Korkmaz, Mitglied der Verteidiger-Crew, ging den UN-Sicherheitsrat scharf an: Der »mißbrauchte seine Befugnisse (…) um den Erfolg einer politischen Partei gegenüber einer anderen im Staat Libanon zu sichern«, denn er »hat Partei ergriffen«, als er am 30. Mai 2007 per Resolution 1757 das Tribunal einrichtete. Dies, so Korkmaz, stelle »einen Machtmißbrauch und eine Verletzung des Völkerrechts« dar. Die Resolution – China, Rußland, Katar, Indonesien und Südafrika enthielten sich der Abstimmung – war von Frankreich, Großbritannien und den USA eingebracht worden. Libanons damaliger Ministerpräsident Fuad Siniora hatte persönlich um den Schritt gebeten, war aber weder vom Beiruter Parlament noch von Präsident Emile Lahoud legitimiert worden; beides verlangt die libanesische Verfassung. China und Rußland betrachteten das Vorgehen daher als Einmischung in innerlibanesische Angelegenheiten, als Präzedenzfall, der die innenpolitische Spaltung Libanons zwischen der prowestlichen Regierung unter Siniora und der von der Hisbollah geführten Opposition vertiefe.

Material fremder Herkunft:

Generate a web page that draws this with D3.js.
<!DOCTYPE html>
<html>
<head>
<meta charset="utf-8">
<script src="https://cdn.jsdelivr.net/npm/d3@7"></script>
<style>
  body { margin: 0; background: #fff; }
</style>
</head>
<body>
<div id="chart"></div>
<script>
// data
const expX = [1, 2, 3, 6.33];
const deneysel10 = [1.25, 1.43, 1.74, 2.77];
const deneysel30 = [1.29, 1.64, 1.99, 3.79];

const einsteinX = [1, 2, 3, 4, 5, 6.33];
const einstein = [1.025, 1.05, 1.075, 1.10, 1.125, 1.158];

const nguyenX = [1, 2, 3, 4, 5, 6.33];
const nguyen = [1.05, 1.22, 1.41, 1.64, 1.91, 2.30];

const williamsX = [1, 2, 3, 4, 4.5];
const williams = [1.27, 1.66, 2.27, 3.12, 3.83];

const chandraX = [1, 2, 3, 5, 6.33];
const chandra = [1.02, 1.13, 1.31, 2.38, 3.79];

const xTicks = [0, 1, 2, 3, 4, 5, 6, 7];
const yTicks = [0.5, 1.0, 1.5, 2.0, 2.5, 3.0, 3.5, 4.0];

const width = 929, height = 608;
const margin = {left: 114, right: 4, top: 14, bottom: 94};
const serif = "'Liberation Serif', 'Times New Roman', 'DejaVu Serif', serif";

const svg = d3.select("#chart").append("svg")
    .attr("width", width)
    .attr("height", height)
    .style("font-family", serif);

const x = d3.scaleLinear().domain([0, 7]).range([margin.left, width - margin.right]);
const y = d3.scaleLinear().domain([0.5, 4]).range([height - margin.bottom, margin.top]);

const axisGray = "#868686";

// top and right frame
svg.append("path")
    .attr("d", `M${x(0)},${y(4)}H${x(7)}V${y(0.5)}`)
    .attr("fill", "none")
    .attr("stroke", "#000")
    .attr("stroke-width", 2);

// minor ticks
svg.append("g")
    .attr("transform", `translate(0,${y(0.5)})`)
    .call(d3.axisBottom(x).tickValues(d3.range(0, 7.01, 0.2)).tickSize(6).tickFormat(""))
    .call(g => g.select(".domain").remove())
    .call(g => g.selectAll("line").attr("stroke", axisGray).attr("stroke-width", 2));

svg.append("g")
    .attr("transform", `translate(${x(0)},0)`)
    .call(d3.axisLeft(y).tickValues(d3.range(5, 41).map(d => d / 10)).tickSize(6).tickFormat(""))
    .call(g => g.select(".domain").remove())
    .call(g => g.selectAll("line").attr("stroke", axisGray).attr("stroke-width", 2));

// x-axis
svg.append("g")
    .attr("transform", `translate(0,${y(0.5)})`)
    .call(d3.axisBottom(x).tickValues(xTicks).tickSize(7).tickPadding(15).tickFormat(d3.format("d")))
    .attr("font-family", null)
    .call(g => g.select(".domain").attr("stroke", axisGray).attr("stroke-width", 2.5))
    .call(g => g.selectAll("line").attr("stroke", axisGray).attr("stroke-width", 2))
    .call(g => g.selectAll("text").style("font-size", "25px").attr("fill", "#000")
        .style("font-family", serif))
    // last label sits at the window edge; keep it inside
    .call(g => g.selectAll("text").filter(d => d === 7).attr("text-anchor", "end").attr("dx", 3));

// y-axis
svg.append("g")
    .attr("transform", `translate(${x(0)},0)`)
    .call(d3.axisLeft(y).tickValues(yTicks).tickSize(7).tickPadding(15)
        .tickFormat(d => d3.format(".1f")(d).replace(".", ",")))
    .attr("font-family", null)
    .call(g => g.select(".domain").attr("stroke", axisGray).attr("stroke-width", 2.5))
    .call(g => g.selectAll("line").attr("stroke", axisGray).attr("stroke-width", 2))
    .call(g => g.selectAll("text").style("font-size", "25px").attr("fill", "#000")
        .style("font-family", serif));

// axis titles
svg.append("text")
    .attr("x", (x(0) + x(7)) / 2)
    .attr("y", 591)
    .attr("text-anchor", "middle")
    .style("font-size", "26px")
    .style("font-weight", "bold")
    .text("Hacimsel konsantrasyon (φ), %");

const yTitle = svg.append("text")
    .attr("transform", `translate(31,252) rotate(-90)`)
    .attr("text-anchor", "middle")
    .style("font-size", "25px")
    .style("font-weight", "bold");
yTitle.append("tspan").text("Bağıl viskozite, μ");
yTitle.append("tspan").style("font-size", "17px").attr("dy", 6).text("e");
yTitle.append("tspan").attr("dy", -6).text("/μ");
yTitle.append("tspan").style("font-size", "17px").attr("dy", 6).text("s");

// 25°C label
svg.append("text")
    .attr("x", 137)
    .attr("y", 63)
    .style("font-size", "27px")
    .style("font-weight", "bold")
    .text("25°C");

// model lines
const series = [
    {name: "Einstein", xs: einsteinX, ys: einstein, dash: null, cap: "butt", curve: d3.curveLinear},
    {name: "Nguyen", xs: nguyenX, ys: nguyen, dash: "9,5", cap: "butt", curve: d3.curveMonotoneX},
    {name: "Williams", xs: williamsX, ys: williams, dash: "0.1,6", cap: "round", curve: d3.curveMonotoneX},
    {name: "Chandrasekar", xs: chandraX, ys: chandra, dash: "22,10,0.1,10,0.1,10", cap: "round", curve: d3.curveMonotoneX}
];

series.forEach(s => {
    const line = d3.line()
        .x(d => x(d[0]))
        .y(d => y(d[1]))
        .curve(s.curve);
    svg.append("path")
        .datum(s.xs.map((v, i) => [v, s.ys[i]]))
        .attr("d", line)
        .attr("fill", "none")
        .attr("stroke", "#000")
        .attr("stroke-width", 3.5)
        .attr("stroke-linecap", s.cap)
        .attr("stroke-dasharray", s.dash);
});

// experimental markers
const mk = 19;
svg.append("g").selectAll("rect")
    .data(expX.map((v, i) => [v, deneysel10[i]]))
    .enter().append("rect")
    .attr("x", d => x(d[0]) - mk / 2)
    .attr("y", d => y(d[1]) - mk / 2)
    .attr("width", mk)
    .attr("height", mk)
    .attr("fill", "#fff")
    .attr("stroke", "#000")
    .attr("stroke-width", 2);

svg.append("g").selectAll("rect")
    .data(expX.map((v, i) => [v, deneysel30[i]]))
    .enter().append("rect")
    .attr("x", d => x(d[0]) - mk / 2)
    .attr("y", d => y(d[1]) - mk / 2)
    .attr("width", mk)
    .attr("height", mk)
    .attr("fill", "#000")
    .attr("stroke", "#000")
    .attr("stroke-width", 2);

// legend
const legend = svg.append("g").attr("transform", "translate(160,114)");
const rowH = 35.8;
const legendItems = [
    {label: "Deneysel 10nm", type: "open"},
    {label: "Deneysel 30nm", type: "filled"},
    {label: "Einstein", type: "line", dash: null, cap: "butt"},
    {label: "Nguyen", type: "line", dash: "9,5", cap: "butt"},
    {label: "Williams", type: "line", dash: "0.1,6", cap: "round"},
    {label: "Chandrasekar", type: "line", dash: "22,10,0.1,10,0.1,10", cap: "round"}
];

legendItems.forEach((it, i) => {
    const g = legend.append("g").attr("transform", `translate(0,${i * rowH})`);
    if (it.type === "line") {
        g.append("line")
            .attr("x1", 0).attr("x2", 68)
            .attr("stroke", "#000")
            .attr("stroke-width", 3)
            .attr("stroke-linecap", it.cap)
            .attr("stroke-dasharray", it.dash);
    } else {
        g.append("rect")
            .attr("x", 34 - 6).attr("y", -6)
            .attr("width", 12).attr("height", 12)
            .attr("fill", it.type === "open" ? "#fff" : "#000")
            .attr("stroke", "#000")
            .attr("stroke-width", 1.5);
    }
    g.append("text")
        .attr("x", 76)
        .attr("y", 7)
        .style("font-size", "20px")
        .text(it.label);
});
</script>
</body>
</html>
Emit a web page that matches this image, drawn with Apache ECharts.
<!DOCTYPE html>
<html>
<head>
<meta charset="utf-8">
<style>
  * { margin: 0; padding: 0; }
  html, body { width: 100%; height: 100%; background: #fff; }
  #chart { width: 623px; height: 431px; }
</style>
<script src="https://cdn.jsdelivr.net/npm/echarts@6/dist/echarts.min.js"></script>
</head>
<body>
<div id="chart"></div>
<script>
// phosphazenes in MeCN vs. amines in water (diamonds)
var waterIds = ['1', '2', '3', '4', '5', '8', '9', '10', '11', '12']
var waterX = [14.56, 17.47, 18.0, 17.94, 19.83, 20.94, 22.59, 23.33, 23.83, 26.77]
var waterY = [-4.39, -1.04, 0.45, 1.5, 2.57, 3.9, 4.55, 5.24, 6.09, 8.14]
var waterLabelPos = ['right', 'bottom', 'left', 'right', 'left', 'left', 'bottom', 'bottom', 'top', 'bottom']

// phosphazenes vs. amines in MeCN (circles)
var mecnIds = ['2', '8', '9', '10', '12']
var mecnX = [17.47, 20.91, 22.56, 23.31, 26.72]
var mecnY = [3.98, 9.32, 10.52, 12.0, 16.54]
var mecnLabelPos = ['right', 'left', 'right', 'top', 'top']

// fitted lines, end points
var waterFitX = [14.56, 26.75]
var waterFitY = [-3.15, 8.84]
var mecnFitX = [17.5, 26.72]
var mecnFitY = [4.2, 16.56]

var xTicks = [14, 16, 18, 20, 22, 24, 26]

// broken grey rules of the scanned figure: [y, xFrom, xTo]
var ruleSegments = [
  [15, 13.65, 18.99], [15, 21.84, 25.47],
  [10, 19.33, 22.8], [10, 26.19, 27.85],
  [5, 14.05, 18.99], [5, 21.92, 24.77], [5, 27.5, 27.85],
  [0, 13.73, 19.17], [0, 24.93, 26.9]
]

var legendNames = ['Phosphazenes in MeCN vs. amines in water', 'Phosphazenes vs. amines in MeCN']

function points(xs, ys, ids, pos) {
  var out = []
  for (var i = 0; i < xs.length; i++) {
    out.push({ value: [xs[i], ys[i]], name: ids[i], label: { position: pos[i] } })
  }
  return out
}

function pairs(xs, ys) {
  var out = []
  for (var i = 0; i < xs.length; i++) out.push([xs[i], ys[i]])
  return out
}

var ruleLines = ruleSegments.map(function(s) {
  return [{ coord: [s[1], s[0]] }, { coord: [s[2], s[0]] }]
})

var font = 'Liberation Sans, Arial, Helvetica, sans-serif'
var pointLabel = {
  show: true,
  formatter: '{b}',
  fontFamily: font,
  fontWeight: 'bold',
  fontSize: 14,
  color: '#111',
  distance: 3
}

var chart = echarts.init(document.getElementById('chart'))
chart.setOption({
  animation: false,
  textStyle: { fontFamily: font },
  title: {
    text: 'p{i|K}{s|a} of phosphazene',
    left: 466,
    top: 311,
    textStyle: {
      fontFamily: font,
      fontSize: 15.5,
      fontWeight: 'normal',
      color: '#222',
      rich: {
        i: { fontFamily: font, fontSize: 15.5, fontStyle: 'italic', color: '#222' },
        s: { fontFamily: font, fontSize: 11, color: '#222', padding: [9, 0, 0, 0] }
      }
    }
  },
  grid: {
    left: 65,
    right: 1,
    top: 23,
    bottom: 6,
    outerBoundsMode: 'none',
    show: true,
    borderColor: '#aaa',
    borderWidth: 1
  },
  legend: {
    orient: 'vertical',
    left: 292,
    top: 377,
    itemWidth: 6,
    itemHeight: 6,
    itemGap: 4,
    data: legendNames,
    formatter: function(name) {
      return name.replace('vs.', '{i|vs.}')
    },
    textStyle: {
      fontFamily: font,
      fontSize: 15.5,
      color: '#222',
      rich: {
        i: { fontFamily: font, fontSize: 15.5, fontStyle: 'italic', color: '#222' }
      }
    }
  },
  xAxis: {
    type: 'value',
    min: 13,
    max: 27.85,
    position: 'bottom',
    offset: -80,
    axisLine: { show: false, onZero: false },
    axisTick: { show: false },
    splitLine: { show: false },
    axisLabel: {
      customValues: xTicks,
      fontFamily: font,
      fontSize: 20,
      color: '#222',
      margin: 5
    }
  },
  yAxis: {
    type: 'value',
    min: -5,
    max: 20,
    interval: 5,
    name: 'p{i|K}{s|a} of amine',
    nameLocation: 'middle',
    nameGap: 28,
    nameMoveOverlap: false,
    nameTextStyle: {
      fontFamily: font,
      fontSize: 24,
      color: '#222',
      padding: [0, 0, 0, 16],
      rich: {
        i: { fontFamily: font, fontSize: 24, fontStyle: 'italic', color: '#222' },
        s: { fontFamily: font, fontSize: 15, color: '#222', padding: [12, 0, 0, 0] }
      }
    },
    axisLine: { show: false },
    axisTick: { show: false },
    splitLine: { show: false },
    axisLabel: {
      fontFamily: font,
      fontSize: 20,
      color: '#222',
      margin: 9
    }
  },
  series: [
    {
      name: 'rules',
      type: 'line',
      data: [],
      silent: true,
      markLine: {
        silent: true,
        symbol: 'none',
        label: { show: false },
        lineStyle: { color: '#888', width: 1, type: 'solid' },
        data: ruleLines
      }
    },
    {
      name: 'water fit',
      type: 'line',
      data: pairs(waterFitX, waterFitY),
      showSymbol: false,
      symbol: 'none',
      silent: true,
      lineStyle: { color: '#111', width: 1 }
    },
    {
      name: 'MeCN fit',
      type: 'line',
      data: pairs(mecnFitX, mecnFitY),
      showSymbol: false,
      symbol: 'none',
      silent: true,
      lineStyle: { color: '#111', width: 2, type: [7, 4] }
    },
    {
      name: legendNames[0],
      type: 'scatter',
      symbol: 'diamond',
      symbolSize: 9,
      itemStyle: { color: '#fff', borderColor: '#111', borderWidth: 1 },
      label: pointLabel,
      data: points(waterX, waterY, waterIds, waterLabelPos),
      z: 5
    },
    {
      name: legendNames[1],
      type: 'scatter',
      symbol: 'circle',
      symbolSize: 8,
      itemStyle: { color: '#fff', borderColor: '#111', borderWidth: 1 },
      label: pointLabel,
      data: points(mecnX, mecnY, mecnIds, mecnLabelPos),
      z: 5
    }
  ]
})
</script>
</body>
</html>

Korkmaz’ Einwand, das der Einrichtung des Tribunals zugrunde gelegte Kapitel VII der UN-Charta (»Maßnahmen bei Bedrohung oder Bruch des Friedens und bei Angriffshandlungen«) greife ebenfalls nicht, denn »die Ermordung Hariris« könne »nicht als eine Bedrohung des internationalen Friedens und der Sicherheit« gewertet werden, wurde von der Anklage abgeschmettert. Staatsanwalt Norman Farrell, der die Argumente der Verteidigung als »ein bißchen fehl am Platze« herunterspielte, konterte kaltschnäuzig, »der Sicherheitsrat brauchte nicht die Erlaubnis, sich auf Kapitel VII zu berufen, und das Land, das Gegenstand der Resolution ist, hat als Mitglied der Vereinten Nationen bereits seine Souveränität in solchen Fällen abgetreten«. Farrell meinte, »alle Anstrengungen der Verteidigung in Sachen Rechtmäßigkeit der Gründung des Gerichts seien unzulässig, weil das die Regeln des Sondertribunals nicht erlauben«.

Marten Youssef, Sprecher des Sondertribunals, erklärte, mit einem Spruch der Richter über Legalität oder Illegalität ihres Gerichtes sei nicht vor Ende Juli zu rechnen.